Appeal from a decision of the Workers’ Compensation Board, filed March 26, 2004, which ruled that claimant failed to provide his employer with timely notice of his work-related injury.
On January 14, 2003, while carrying a piece of rebar, claimant slipped and fell on some ice, injuring his hip and lower back. Claimant did not report the accident or lose any time from work until March 2003, when, according to him, the pain had become unbearable. Claimant subsequently filed a claim seeking workers’ compensation benefits. A workers’ compensation law judge established the claim for a work-related injury to the lower back and awarded benefits. Upon review, the Workers’ Compensation Board reversed, finding that claimant failed to provide the employer with timely notice of the work-related injury. Claimant now appeals.

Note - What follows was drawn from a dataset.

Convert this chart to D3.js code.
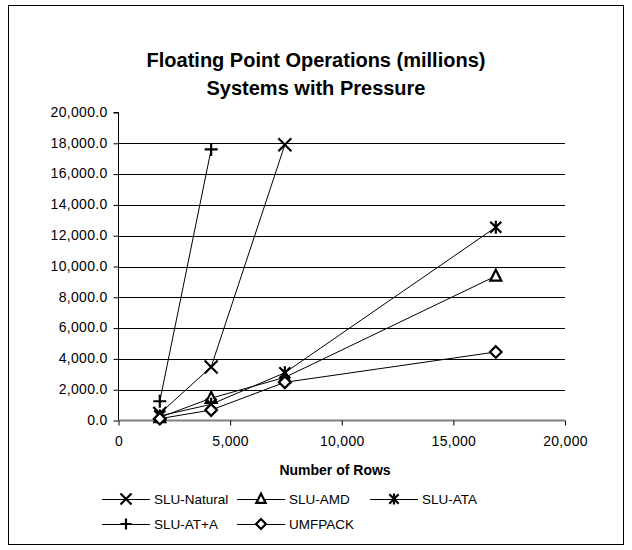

Workers’ Compensation Law § 18 requires a claimant to provide the employer with notice of a work-related injury within 30 days of the accident causing it (see Workers' Compensation Law § 18). Failure to provide timely notice may be excused by the Board under certain circumstances (see Workers' Compensation Law § 18; Matter of Miner v Cayuga Correctional Facility, 14 AD3d 784, 785 [2005]; Matter of Miller v North Shore Univ. Hosp., 13 AD3d 862, 862-863 [2004]). While claimant concedes that he did not provide the employer with timely notice of the January 2003 accident, he contends that the employer was not *653prejudiced by the delay and that his failure is excusable because he did not realize the severity of his injuries until March 2003. Notably, the record reflects that claimant filed a claim for benefits related to another work-related accident which occurred in March 2003, prior to the date upon which he reported the January 2003 incident to the employer. Substantial evidence supports the Board’s conclusion that the employer was prejudiced by claimant’s failure to provide timely notice to the employer of the January accident—in that it was prevented from conducting an investigation into the circumstances of that accident and the injuries sustained by claimant prior to the occurrence of the March accident. Thus, its decision will not be disturbed (see Matter of Miller v North Shore Univ. Hosp., supra at 862-863; Matter of Hogencamp v AMSCAM, 2 AD3d 937, 938 [2003]; Matter of Depew v Lancet Arch, 292 AD2d 666, 667 [2002]).
Spain, J.P., Mugglin, Rose and Lahtinen, JJ., concur. Ordered that the decision is affirmed, without costs.